Output the lines from the top of the entries below to the line with "Regidor d’Educació, Esports,\\", both included, exactly and without pictures.

> _MATERIAL PROVIDED_:
________
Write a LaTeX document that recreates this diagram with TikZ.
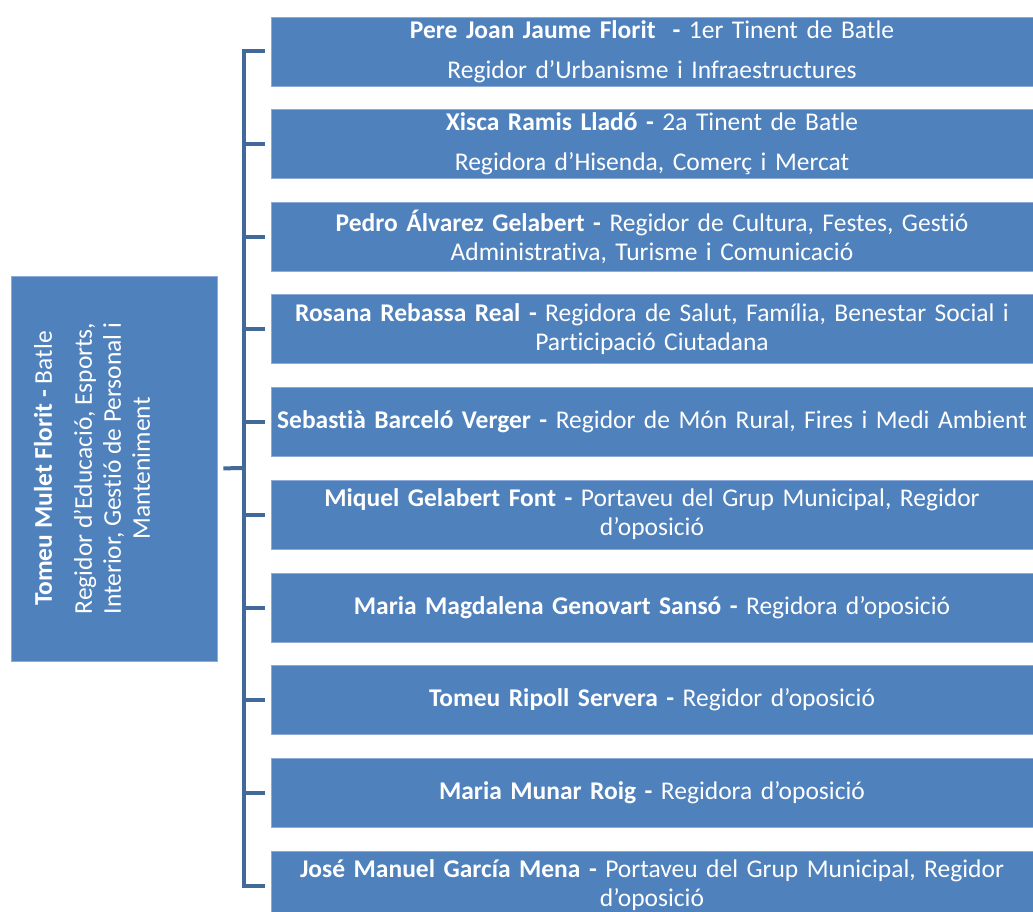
\documentclass[tikz,border=0pt]{standalone}
\usepackage{fontspec}
\setmainfont{Carlito}[Ligatures=NoCommon]
\definecolor{boxblue}{HTML}{4F81BD}
\definecolor{boxedge}{HTML}{8EAADB}
\definecolor{busblue}{HTML}{41699A}
\tikzset{
    member/.style={rectangle, fill=boxblue, draw=boxedge, line width=0.8pt,
        text=white, align=center, text width=756pt, inner xsep=3pt, inner ysep=0pt,
        minimum height=69pt, font=\fontsize{25.5}{29}\selectfont},
    bus/.style={draw=busblue, line width=4pt}
}
\begin{document}
\begin{tikzpicture}[x=1pt,y=-1pt]
        \useasboundingbox (0,0) rectangle (1033,912);

        % Define the mayor
        \node[rectangle, fill=boxblue, draw=boxedge, line width=0.8pt,
            minimum width=206pt, minimum height=385pt] (mayor) at (114,468.5) {};
        \node[rotate=90, text=white, align=center, font=\fontsize{25.5}{29}\selectfont] (mayortext) at (92,468.5)
            {\textbf{Tomeu Mulet Florit -} Batle\\[11pt]
             Regidor d’Educació, Esports,\\ Interior, Gestió de Personal i\\ Manteniment};

        % Define the members
        \node[member] (r1) at (652,51.5) {\textbf{Pere Joan Jaume Florit\ \ -} 1er Tinent de Batle\\[11pt]
            Regidor d’Urbanisme i Infraestructures};
        \node[member] (r2) at (652,144) {\textbf{Xisca Ramis Lladó -} 2a Tinent de Batle\\[11pt]
            Regidora d’Hisenda, Comerç i Mercat};
        \node[member] (r3) at (652,236.5) {\textbf{Pedro Álvarez Gelabert -} Regidor de Cultura, Festes, Gestió\\
            Administrativa, Turisme i Comunicació};
        \node[member] (r4) at (652,329) {\textbf{Rosana Rebassa Real -} Regidora de Salut, Família, Benestar Social i\\
            Participació Ciutadana};
        \node[member] (r5) at (652,422) {\textbf{Sebastià Barceló Verger -} Regidor de Món Rural, Fires i Medi Ambient};
        \node[member] (r6) at (652,514.5) {\textbf{Miquel Gelabert Font -} Portaveu del Grup Municipal, Regidor\\
            d’oposició};
        \node[member] (r7) at (652,607.5) {\textbf{Maria Magdalena Genovart Sansó -} Regidora d’oposició};
        \node[member] (r8) at (652,700) {\textbf{Tomeu Ripoll Servera -} Regidor d’oposició};
        \node[member] (r9) at (652,792.5) {\textbf{Maria Munar Roig -} Regidora d’oposició};
        \node[member] (r10) at (652,885.5) {\textbf{José Manuel García Mena -} Portaveu del Grup Municipal, Regidor\\
            d’oposició};

        \coordinate (hub) at (244,468);

        % Draw connectors
        \draw[bus, shorten <=6pt] (mayor.east) -- (hub);
        \draw[bus, shorten <=6pt, shorten >=6pt] (r1.west) -| (hub) |- (r10.west);
        \foreach \i in {2,...,9}
            \draw[bus, shorten >=6pt] (hub |- r\i.west) -- (r\i.west);
    \end{tikzpicture}
\end{document}
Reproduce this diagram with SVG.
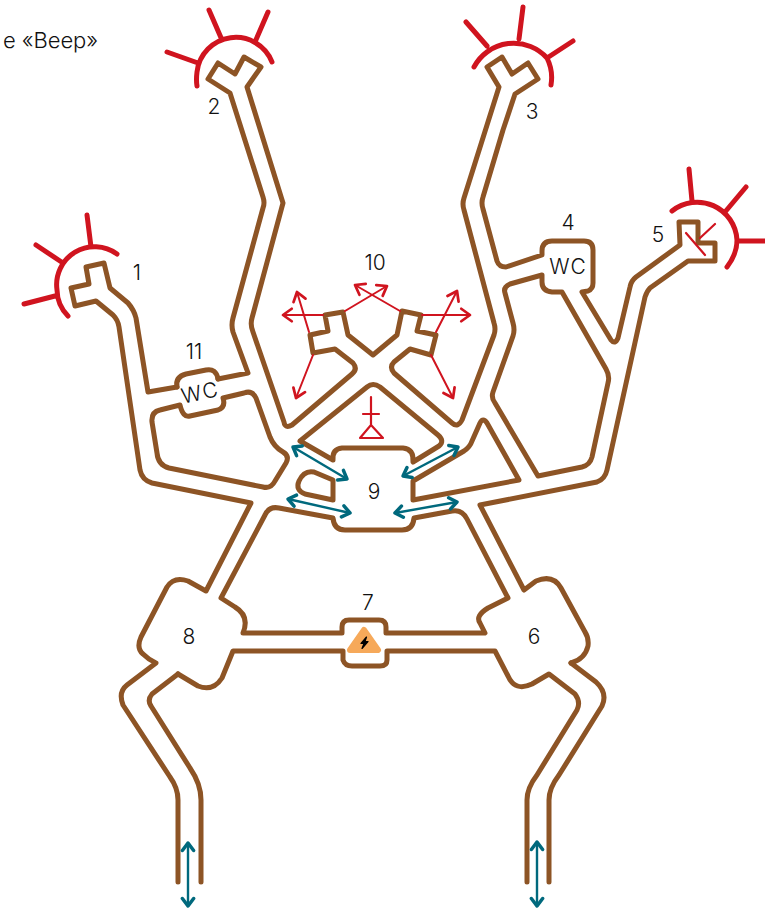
<svg xmlns="http://www.w3.org/2000/svg" width="765" height="908" viewBox="0 0 765 908">
<style>
.w{fill:none;stroke:#8D5425;stroke-width:5;stroke-linecap:round;stroke-linejoin:round}
.r{fill:none;stroke:#D0141F;stroke-width:5;stroke-linecap:round}
.t{fill:none;stroke:#D0141F;stroke-width:2;stroke-linecap:round;marker-end:url(#ra)}
.s{fill:none;stroke:#D0141F;stroke-width:2.2;stroke-linecap:round;stroke-linejoin:round}
.b{fill:none;stroke:#00697D;stroke-width:2.4;marker-end:url(#ba);marker-start:url(#bs)}
text{font-family:"Inter","Liberation Sans",sans-serif;font-weight:300;fill:#111;font-size:21px;text-anchor:middle}
</style>
<defs>
<marker id="ra" markerUnits="userSpaceOnUse" markerWidth="20" markerHeight="20" viewBox="-12 -8 16 16" refX="0" refY="0" orient="auto"><path d="M-7,-5 L0,0 L-7,5" fill="none" stroke="#D0141F" stroke-width="2.2" stroke-linecap="round" stroke-linejoin="round"/></marker>
<marker id="ba" markerUnits="userSpaceOnUse" markerWidth="20" markerHeight="20" viewBox="-12 -8 16 16" refX="0" refY="0" orient="auto"><path d="M-6,-4.5 L0,0 L-6,4.5" fill="none" stroke="#00697D" stroke-width="2.8" stroke-linecap="round" stroke-linejoin="round"/></marker>
<marker id="bs" markerUnits="userSpaceOnUse" markerWidth="20" markerHeight="20" viewBox="-4 -8 16 16" refX="0" refY="0" orient="auto"><path d="M6,-4.5 L0,0 L6,4.5" fill="none" stroke="#00697D" stroke-width="2.8" stroke-linecap="round" stroke-linejoin="round"/></marker>
</defs>
<text x="3" y="48" textLength="95" style="text-anchor:start;font-size:22px">е «Веер»</text>
<g id="walls">
<path class="w" d="M177,387 L148,392 L136,318 Q134,310 128,303 L110,288 L104,263 L86,267 L89,284 L71,288 L75,306 L96,301 L113,315 Q118,320 119,327 L140,470 Q142,480 152,483 L251,503 L206,591 L188,581 Q174,576 167,587 L141,637 Q136,648 143,654 Q149,660 156,663 L127,685 Q118,692 123,705 L170,777 Q178,788 178,800 L178,882"/>
<path class="w" d="M178,674 L198,686 Q213,692 222,678 L233,651 L343,651 L343,660 Q345,666 352,666 L380,666 Q387,666 387,660 L387,651 L495,651 L508,676 Q515,692 532,684 L549,674 L575,694 Q581,702 577,710 L537,775 Q527,788 527,800 L527,882"/>
<path class="w" d="M178,674 L152,694 Q147,700 151,706 L190,768 Q201,784 201,800 L201,882"/>
<path class="w" d="M571,663 L596,682 Q608,693 602,706 L559,775 Q549,788 549,800 L549,882"/>
<path class="w" d="M571,663 Q585,659 588,646 Q589,638 585,632 L561,588 Q553,574 536,581 L524,590 L480,505 L597,482 Q605,479 607,470 L645,297 Q647,291 650,288 L688,261 L715,261 L715,243 L698,243 L698,222 L679,222 L680,245 L636,277 Q631,281 630,287 L618,338 Q615,345 611,340 L582,292 L588,291 Q593,289 593,283 L593,250 Q593,241 584,241 L552,241 Q542,241 542,251 L542,255 L506,267 Q499,267 497,261 L483,209 Q481,203 483,197 L503,130 L515,94 L538,79 L528,63 L512,74 L502,57 L487,67 L499,87 L464,198 Q462,204 464,210 L494,323 Q496,329 494,335 L462,420 Q458,428 452,423 L394,373 Q389,367 394,362 L410,349 L431,355 L436,335 L417,331 L421,315 L402,311 L397,335 L373,355 L348,335 L343,312 L325,315 L328,331 L310,335 L313,353 L335,349 L353,363 Q358,369 352,374 L292,425 Q285,429 284,422 L253,332 Q250,325 252,318 L283,203 L247,87 L261,67 L244,57 L235,74 L218,63 L208,79 L230,93 L263,197 Q265,203 263,208 L233,318 Q231,325 233,332 L248,373 L218,379"/>
<path class="w" d="M218,379 Q216,368 206,370 L186,374 Q175,377 177,387"/>
<path class="w" d="M223,398 Q226,407 218,410 L190,416 Q183,418 180,405 L160,410 Q151,412 152,422 L157,453 Q158,465 169,468 L263,487 Q271,489 275,481 L286,463 Q290,456 283,452 Q274,447 270,437 L256,398 Q252,390 244,393 Z"/>
<path class="w" d="M300,441 L367,387 Q373,382 380,387 L438,435 Q445,441 439,446 L413,462 Q414,449 403,448 L342,448 Q332,449 333,460 Z"/>
<path class="w" d="M333,500 L305,494 Q295,490 299,481 Q304,470 314,472 L333,480 Z"/>
<path class="w" d="M221,598 L265,515 Q269,506 279,508 L333,518 Q334,530 345,530 L402,530 Q413,530 414,518 L452,511 Q462,509 467,519 L508,598 L488,608 Q475,616 480,623 L485,633 L386,633 L386,627 Q386,620 379,620 L349,620 Q342,620 342,627 L342,633 L243,633 Q250,616 235,607 Z"/>
<path class="w" d="M413,500 L519,480 L487,423 Q483,417 480,423 L472,441 Q470,447 464,451 L413,481 Z"/>
<path class="w" d="M538,476 L582,467 Q590,465 592,457 L608,383 Q610,376 606,369 L562,292 L552,292 Q542,291 542,282 L542,275 L510,284 Q503,287 505,293 L513,323 Q515,330 513,336 L493,392 Q491,398 495,403 Z"/>
</g>
<g id="lights">
<path class="r" d="M117,254 A38,38 0 0 0 57,290 A38,38 0 0 0 68,316 M87,215 L91,247 M36,245 L63,263 M24,304 L55,296"/>
<path class="r" d="M272,62 A39,39 0 0 0 197,72 Q196,80 197,86 M209,10 L222,40 M268,12 L255,42 M167,52 L198,63"/>
<path class="r" d="M474,67 A45,45 0 0 1 547,58 A44,44 0 0 1 551,85 M466,22 L487,46 M523,7 L519,39 M573,41 L547,58"/>
<path class="r" d="M672,211 A40,40 0 0 1 737,240 Q737,254 727,267 M689,169 L692,201 M746,187 L725,212 M765,241 L737,241"/>
</g>
<g id="room-10-arrows">
<path class="t" d="M323,315 L283,315"/><path class="t" d="M309,332 L297,292"/><path class="t" d="M313,355 L296,398"/>
<path class="t" d="M345,311 L387,286"/><path class="t" d="M400,311 L355,285"/><path class="t" d="M422,315 L470,315"/>
<path class="t" d="M436,332 L457,291"/><path class="t" d="M431,355 L453,398"/>
<path class="s" d="M371,397 L371,425 M363,414 L379,414 M371,425 L360,438 L383,438 Z"/>
</g>
<g id="room-5-mark">
<path class="s" d="M715,224 L700,238 M686,233 L705,255"/>
</g>
<g id="flows">
<path class="b" d="M293,447 L347,479"/><path class="b" d="M288,499 L350,513"/><path class="b" d="M403,476 L458,447"/><path class="b" d="M395,513 L457,502"/>
<path class="b" d="M188,843 L188,906"/><path class="b" d="M537,842 L537,906"/>
</g>
<g id="room-7-icon">
<path d="M364,630 L378,650 L350,650 Z" fill="#F6A95A" stroke="#F6A95A" stroke-width="6" stroke-linejoin="round"/>
<path d="M366.5,637 L361,643.5 L364,643.5 L362,648.5 L368,641.5 L365,641.5 Z" fill="#000" stroke="#000" stroke-width="1.2" stroke-linejoin="round"/>
</g>
<g id="labels">
<text x="137" y="280">1</text><text x="194" y="359">11</text><text x="214" y="114">2</text><text x="532" y="119">3</text><text x="568" y="230">4</text><text x="658" y="242">5</text><text x="534" y="644">6</text><text x="368" y="610">7</text><text x="189" y="644">8</text><text x="374" y="499">9</text><text x="375" y="270">10</text>
<text x="568" y="274" style="letter-spacing:1px">WC</text>
<text x="200" y="400" transform="rotate(-12 200 393)" style="letter-spacing:1px">WC</text>
</g>
</svg>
________
> _TASK RESULT_:
Write a LaTeX document that recreates this diagram with TikZ.
\documentclass[tikz,border=0pt]{standalone}
\usepackage{fontspec}
\setmainfont{Carlito}[Ligatures=NoCommon]
\definecolor{boxblue}{HTML}{4F81BD}
\definecolor{boxedge}{HTML}{8EAADB}
\definecolor{busblue}{HTML}{41699A}
\tikzset{
    member/.style={rectangle, fill=boxblue, draw=boxedge, line width=0.8pt,
        text=white, align=center, text width=756pt, inner xsep=3pt, inner ysep=0pt,
        minimum height=69pt, font=\fontsize{25.5}{29}\selectfont},
    bus/.style={draw=busblue, line width=4pt}
}
\begin{document}
\begin{tikzpicture}[x=1pt,y=-1pt]
        \useasboundingbox (0,0) rectangle (1033,912);

        % Define the mayor
        \node[rectangle, fill=boxblue, draw=boxedge, line width=0.8pt,
            minimum width=206pt, minimum height=385pt] (mayor) at (114,468.5) {};
        \node[rotate=90, text=white, align=center, font=\fontsize{25.5}{29}\selectfont] (mayortext) at (92,468.5)
            {\textbf{Tomeu Mulet Florit -} Batle\\[11pt]
             Regidor d’Educació, Esports,\\ Interior, Gestió de Personal i\\ Manteniment};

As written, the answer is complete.